The International Prester John Project: How A Global Legend Was Created Across Six Centuries

Three Magi

Prester John models a form of leadership that the West lacked, but his connection to the Magi offers a direct connection to the court of Frederick I and represents one of the legend’s key moments of literary invention.

In 1158, one year after Otto completed his Historia, Frederick Barbarossa “found” three bodies in Milan, which were verified to be those of the Magi. Prior to this moment, little was known about these peripheral figures. Prior to the twelfth century, interest in the Magi was primarily restricted to the iconography of the Nativity. Little was known about these Eastern figures. 

Since their original appearance in the New Testament's various accounts of Jesus' birth, the Magi had subsequently undergone an imaginative transformation.

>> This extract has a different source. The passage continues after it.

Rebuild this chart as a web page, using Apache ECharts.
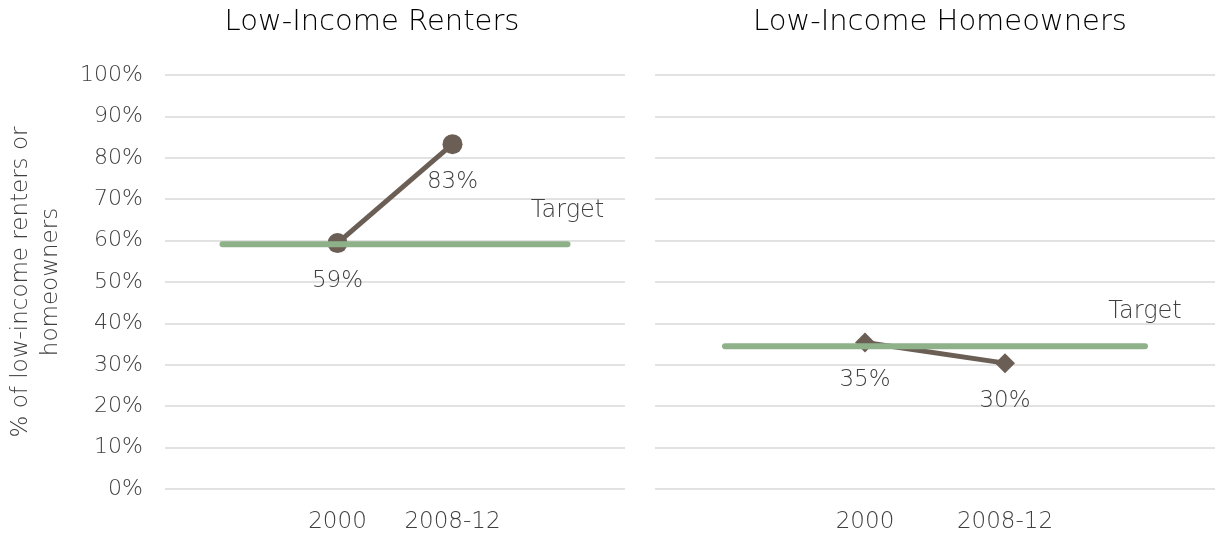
<!DOCTYPE html>
<html>
<head>
<meta charset="utf-8">
<script src="https://cdn.jsdelivr.net/npm/echarts@6/dist/echarts.min.js"></script>
<style>
html,body{margin:0;padding:0;background:#fff;}
#chart{width:1217px;height:540px;}
</style>
</head>
<body>
<div id="chart"></div>
<script>
const categories = ['', '2000', '2008-12', ''];
const rentersValues = [null, 59.4, 83.3, null];
const rentersTarget = [59.1, 59.1, 59.1, 59.1];
const ownersValues = [null, 35.4, 30.4, null];
const ownersTarget = [34.5, 34.5, 34.5, 34.5];
const yTicks = [0, 10, 20, 30, 40, 50, 60, 70, 80, 90, 100];
const titles = ['Low-Income Renters', 'Low-Income Homeowners'];
const yAxisName = '% of low-income renters or\nhomeowners';
const targetText = 'Target';

const FONT = '"DejaVu Sans", sans-serif';
const FW = 200;
const brown = '#6b5e55';
const green = '#8fb18a';
const txt = '#404040';

const chart = echarts.init(document.getElementById('chart'));

function targetSeries(data, idx) {
  const last = data.length - 1;
  return {
    type: 'line', xAxisIndex: idx, yAxisIndex: idx, data: data,
    symbol: 'none', z: 5,
    lineStyle: { color: green, width: 6, cap: 'round' },
    markPoint: {
      symbol: 'circle', symbolSize: 0,
      data: [{ coord: [last, data[last]], value: targetText }],
      label: {
        show: true, position: 'inside', offset: [0, -34], formatter: targetText,
        color: txt, fontSize: 24, fontFamily: FONT, fontWeight: FW
      }
    },
    animation: false
  };
}

function valueSeries(data, idx, symbol, size) {
  return {
    type: 'line', xAxisIndex: idx, yAxisIndex: idx, data: data,
    symbol: symbol, symbolSize: size, showSymbol: true, connectNulls: false, z: 3,
    lineStyle: { color: brown, width: 5 },
    itemStyle: { color: brown },
    label: {
      show: true, position: 'inside', offset: [0, 38],
      formatter: p => Math.round(p.value) + '%',
      color: txt, fontSize: 23, fontFamily: FONT, fontWeight: FW
    },
    animation: false
  };
}

const grids = [
  { left: 165, right: 592, top: 75, bottom: 51, containLabel: false, outerBoundsMode: 'none' },
  { left: 655, right: 2, top: 75, bottom: 51, containLabel: false, outerBoundsMode: 'none' }
];

const option = {
  backgroundColor: '#fff',
  animation: false,
  title: [
    { text: titles[0], left: 367, top: 3, textAlign: 'center',
      textStyle: { fontSize: 29, fontWeight: 300, color: '#000', fontFamily: FONT } },
    { text: titles[1], left: 935, top: 3, textAlign: 'center',
      textStyle: { fontSize: 29, fontWeight: 300, color: '#000', fontFamily: FONT } }
  ],
  grid: grids,
  xAxis: [0, 1].map(i => ({
    type: 'category', gridIndex: i, data: categories, boundaryGap: true,
    axisLine: { show: false }, axisTick: { show: false },
    axisLabel: { color: txt, fontSize: 23, fontFamily: FONT, fontWeight: FW, margin: 22, interval: 0 },
    splitLine: { show: false }
  })),
  yAxis: [0, 1].map(i => ({
    type: 'value', gridIndex: i, min: 0, max: 100, interval: 10,
    axisLine: { show: false }, axisTick: { show: false },
    axisLabel: {
      show: i === 0, color: txt, fontSize: 22, fontFamily: FONT, fontWeight: FW, margin: 22,
      formatter: v => yTicks.includes(v) ? v + '%' : ''
    },
    splitLine: { show: true, lineStyle: { color: '#d9d9d9', width: 1.5 } },
    name: i === 0 ? yAxisName : '',
    nameLocation: 'middle', nameRotate: 90, nameGap: 99,
    nameTextStyle: { color: txt, fontSize: 23, fontFamily: FONT, fontWeight: FW, lineHeight: 30 }
  })),
  series: [
    valueSeries(rentersValues, 0, 'circle', 20),
    targetSeries(rentersTarget, 0),
    valueSeries(ownersValues, 1, 'diamond', 20),
    targetSeries(ownersTarget, 1)
  ]
};
chart.setOption(option);
</script>
</body>
</html>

In Matthew and Luke, the three wise men appear to be no more than Persian astrologers, but because the Old Testament books of Isaiah and the Psalms speak of foreign kings paying homage to the Messiah, by as early as the sixth century both popular and learned Christian traditions had promoted the Magi to the status of kings.   
                                                    (Baldridge, 9)
                                                                 


Just as a competent Eastern Christian priest-king helped strengthen Frederick’s own position in the West, so too did a materially verifiable trace of the Magi enhance the Emperor’s claim to authority. The relics of these Magi were transferred to Cologne in 1164 and Barbarossa’s anti-pope canonized Charlemagne at Aachen one year later. Thus, in a period of two years, the Emperor helped create a cult of Christian kingship by creating two separate shrines to secular power. When, during such chaos, the Prester John Letter appears, it is quite curious that John’s existence is described in terms of his genealogical relation to the very same Magi whose Western significance was actively being codified in Germany.

Through Biblical commentaries (and a shared, misunderstood geography), the Magi had also become associated with the Apostle Thomas. As Bernard Hamilton ​​​​​​​notes (p. 237), "[m]ost educated people in twelfth-century western Europe believed that the Apostles had literally carried out the Lord’s command and preached the Gospel to all nations," with Thomas, that figure most tethered to Prester John, charged with India and other parts East. Later John of Hildesheim makes this connection between the Magi and the Apostle Thomas explicit, noting that the former were converted by the latter, and when the Magi died they selected a "Prester John" to rule over their lands.